Return every line below as is, leaving out the pictures.

※ ※ ※

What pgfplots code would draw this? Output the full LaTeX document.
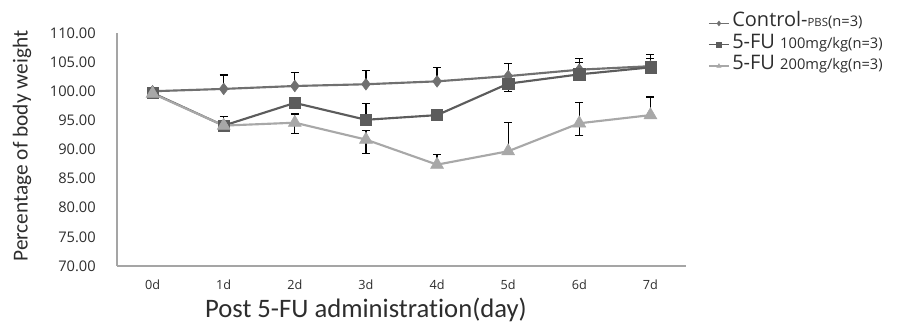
\documentclass[border=0pt]{standalone}
\usepackage{fontspec}
\setmainfont{Open Sans}
\newfontfamily\carlito[Ligatures={NoCommon,NoRequired,NoContextual}]{Carlito}
\usepackage{pgfplots}
\pgfplotsset{compat=1.18}
\definecolor{cctrl}{RGB}{112,112,112}
\definecolor{cmid}{RGB}{92,92,92}
\definecolor{clight}{RGB}{168,168,168}
\definecolor{axgray}{RGB}{165,165,165}
\definecolor{txt}{RGB}{45,45,45}
\begin{document}
\begin{tikzpicture}
\path[use as bounding box] (0,0) rectangle (678pt,245.25pt);
\begin{axis}[
 at={(87.75pt,45.75pt)}, anchor=south west,
 scale only axis, width=426.75pt, height=174.75pt,
 xmin=-0.5, xmax=7.5, ymin=70, ymax=110,
 axis x line=bottom, axis y line=left,
 axis line style={-, axgray, line width=1pt},
 xtick={0,1,2,3,4,5,6,7}, xticklabels={0d,1d,2d,3d,4d,5d,6d,7d},
 ytick={70,75,80,85,90,95,100,105,110},
 yticklabels={70.00,75.00,80.00,85.00,90.00,95.00,100.00,105.00,110.00},
 major tick length=0pt,
 xticklabel style={font=\fontsize{9.5}{10}\selectfont, text=txt, anchor=center, yshift=-14.25pt},
 yticklabel style={font=\fontsize{11}{12}\selectfont, text=txt, anchor=east, inner xsep=0pt, xshift=-15.75pt},
 xlabel={Post 5-FU administration(day)},
 xlabel style={font=\carlito\fontsize{20}{24}\selectfont, text=txt, at={(axis description cs:0.4376,-0.1888)}, anchor=center},
 ylabel={Percentage of body weight},
 ylabel style={font=\carlito\fontsize{16}{19}\selectfont, text=txt, at={(axis description cs:-0.167,0.515)}, anchor=center},
 clip=false,
 legend style={draw=none, fill=none, at={(axis description cs:1.0387,1.088)}, anchor=north west,
   inner sep=0pt, row sep=0pt, font=\fontsize{15}{16}\selectfont, text=txt,
   nodes={inner ysep=0pt, inner xsep=2pt, text height=10.5pt, text depth=5.5pt}},
 legend cell align=left,
 legend image code/.code={\draw[mark repeat=2,mark phase=2,#1] plot coordinates {(0pt,0pt) (7.5pt,0pt) (15pt,0pt)};},
 legend image post style={mark size=1.8pt, line width=1pt},
 every axis plot/.append style={line width=1.6pt},
]
\addplot[cctrl, mark=diamond*, mark size=4.4pt, mark options={solid, fill=cctrl, draw=cctrl, line width=0.4pt},
 error bars/.cd, y dir=plus, y explicit,
 error bar style={draw=black, line width=0.9pt},
 error mark options={draw=black, rotate=90, mark size=3pt, line width=0.9pt}]
 coordinates {(0,100) +- (0,0) (1,100.4) +- (0,2.4) (2,100.9) +- (0,2.3) (3,101.2) +- (0,2.3)
  (4,101.7) +- (0,2.4) (5,102.6) +- (0,2.2) (6,103.7) +- (0,1.9) (7,104.3) +- (0,2.0)};
\addlegendentry{Control-{\fontsize{8.5}{10}\selectfont PBS}{\fontsize{11}{12}\selectfont (n=3)}}
\addplot[cmid, mark=square*, mark size=4.2pt, mark options={solid, fill=cmid, draw=cmid, line width=0.4pt},
 error bars/.cd, y dir=plus, y explicit,
 error bar style={draw=black, line width=0.9pt},
 error mark options={draw=black, rotate=90, mark size=3pt, line width=0.9pt}]
 coordinates {(0,99.7) +- (0,0) (1,94.1) +- (0,0) (2,98.0) +- (0,0.6) (3,95.1) +- (0,2.8)
  (4,95.9) +- (0,1.0) (5,101.3) +- (0,0.8) (6,102.9) +- (0,2.0) (7,104.1) +- (0,1.5)};
\addlegendentry{5-FU {\fontsize{11}{12}\selectfont 100mg/kg(n=3)}}
\addplot[clight, mark=triangle*, mark size=5.6pt, mark options={solid, fill=clight, draw=clight, line width=0.4pt},
 error bars/.cd, y dir=plus, y explicit,
 error bar style={draw=black, line width=0.9pt},
 error mark options={draw=black, rotate=90, mark size=3pt, line width=0.9pt}]
 coordinates {(0,99.6) +- (0,0) (1,94.1) +- (0,1.5) (2,94.6) +- (0,1.5) (3,91.7) +- (0,1.5)
  (4,87.4) +- (0,1.8) (5,89.7) +- (0,5.0) (6,94.5) +- (0,3.5) (7,95.9) +- (0,3.1)};
\addlegendentry{5-FU {\fontsize{11}{12}\selectfont 200mg/kg(n=3)}}
\addplot[forget plot, draw=none, mark=none,
 error bars/.cd, y dir=minus, y explicit,
 error bar style={draw=black, line width=0.9pt},
 error mark options={draw=black, rotate=90, mark size=3pt, line width=0.9pt}]
 coordinates {(2,94.6) +- (0,1.8) (3,91.7) +- (0,2.4) (6,94.5) +- (0,2.1) (5,101.3) +- (0,1.3)};
\end{axis}
\end{tikzpicture}
\end{document}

※ ※ ※

Result for this task:
What pgfplots code would draw this? Output the full LaTeX document.
\documentclass[border=0pt]{standalone}
\usepackage{fontspec}
\setmainfont{Open Sans}
\newfontfamily\carlito[Ligatures={NoCommon,NoRequired,NoContextual}]{Carlito}
\usepackage{pgfplots}
\pgfplotsset{compat=1.18}
\definecolor{cctrl}{RGB}{112,112,112}
\definecolor{cmid}{RGB}{92,92,92}
\definecolor{clight}{RGB}{168,168,168}
\definecolor{axgray}{RGB}{165,165,165}
\definecolor{txt}{RGB}{45,45,45}
\begin{document}
\begin{tikzpicture}
\path[use as bounding box] (0,0) rectangle (678pt,245.25pt);
\begin{axis}[
 at={(87.75pt,45.75pt)}, anchor=south west,
 scale only axis, width=426.75pt, height=174.75pt,
 xmin=-0.5, xmax=7.5, ymin=70, ymax=110,
 axis x line=bottom, axis y line=left,
 axis line style={-, axgray, line width=1pt},
 xtick={0,1,2,3,4,5,6,7}, xticklabels={0d,1d,2d,3d,4d,5d,6d,7d},
 ytick={70,75,80,85,90,95,100,105,110},
 yticklabels={70.00,75.00,80.00,85.00,90.00,95.00,100.00,105.00,110.00},
 major tick length=0pt,
 xticklabel style={font=\fontsize{9.5}{10}\selectfont, text=txt, anchor=center, yshift=-14.25pt},
 yticklabel style={font=\fontsize{11}{12}\selectfont, text=txt, anchor=east, inner xsep=0pt, xshift=-15.75pt},
 xlabel={Post 5-FU administration(day)},
 xlabel style={font=\carlito\fontsize{20}{24}\selectfont, text=txt, at={(axis description cs:0.4376,-0.1888)}, anchor=center},
 ylabel={Percentage of body weight},
 ylabel style={font=\carlito\fontsize{16}{19}\selectfont, text=txt, at={(axis description cs:-0.167,0.515)}, anchor=center},
 clip=false,
 legend style={draw=none, fill=none, at={(axis description cs:1.0387,1.088)}, anchor=north west,
   inner sep=0pt, row sep=0pt, font=\fontsize{15}{16}\selectfont, text=txt,
   nodes={inner ysep=0pt, inner xsep=2pt, text height=10.5pt, text depth=5.5pt}},
 legend cell align=left,
 legend image code/.code={\draw[mark repeat=2,mark phase=2,#1] plot coordinates {(0pt,0pt) (7.5pt,0pt) (15pt,0pt)};},
 legend image post style={mark size=1.8pt, line width=1pt},
 every axis plot/.append style={line width=1.6pt},
]
\addplot[cctrl, mark=diamond*, mark size=4.4pt, mark options={solid, fill=cctrl, draw=cctrl, line width=0.4pt},
 error bars/.cd, y dir=plus, y explicit,
 error bar style={draw=black, line width=0.9pt},
 error mark options={draw=black, rotate=90, mark size=3pt, line width=0.9pt}]
 coordinates {(0,100) +- (0,0) (1,100.4) +- (0,2.4) (2,100.9) +- (0,2.3) (3,101.2) +- (0,2.3)
  (4,101.7) +- (0,2.4) (5,102.6) +- (0,2.2) (6,103.7) +- (0,1.9) (7,104.3) +- (0,2.0)};
\addlegendentry{Control-{\fontsize{8.5}{10}\selectfont PBS}{\fontsize{11}{12}\selectfont (n=3)}}
\addplot[cmid, mark=square*, mark size=4.2pt, mark options={solid, fill=cmid, draw=cmid, line width=0.4pt},
 error bars/.cd, y dir=plus, y explicit,
 error bar style={draw=black, line width=0.9pt},
 error mark options={draw=black, rotate=90, mark size=3pt, line width=0.9pt}]
 coordinates {(0,99.7) +- (0,0) (1,94.1) +- (0,0) (2,98.0) +- (0,0.6) (3,95.1) +- (0,2.8)
  (4,95.9) +- (0,1.0) (5,101.3) +- (0,0.8) (6,102.9) +- (0,2.0) (7,104.1) +- (0,1.5)};
\addlegendentry{5-FU {\fontsize{11}{12}\selectfont 100mg/kg(n=3)}}
\addplot[clight, mark=triangle*, mark size=5.6pt, mark options={solid, fill=clight, draw=clight, line width=0.4pt},
 error bars/.cd, y dir=plus, y explicit,
 error bar style={draw=black, line width=0.9pt},
 error mark options={draw=black, rotate=90, mark size=3pt, line width=0.9pt}]
 coordinates {(0,99.6) +- (0,0) (1,94.1) +- (0,1.5) (2,94.6) +- (0,1.5) (3,91.7) +- (0,1.5)
  (4,87.4) +- (0,1.8) (5,89.7) +- (0,5.0) (6,94.5) +- (0,3.5) (7,95.9) +- (0,3.1)};
\addlegendentry{5-FU {\fontsize{11}{12}\selectfont 200mg/kg(n=3)}}
\addplot[forget plot, draw=none, mark=none,
 error bars/.cd, y dir=minus, y explicit,
 error bar style={draw=black, line width=0.9pt},
 error mark options={draw=black, rotate=90, mark size=3pt, line width=0.9pt}]
 coordinates {(2,94.6) +- (0,1.8) (3,91.7) +- (0,2.4) (6,94.5) +- (0,2.1) (5,101.3) +- (0,1.3)};
\end{axis}
\end{tikzpicture}
\end{document}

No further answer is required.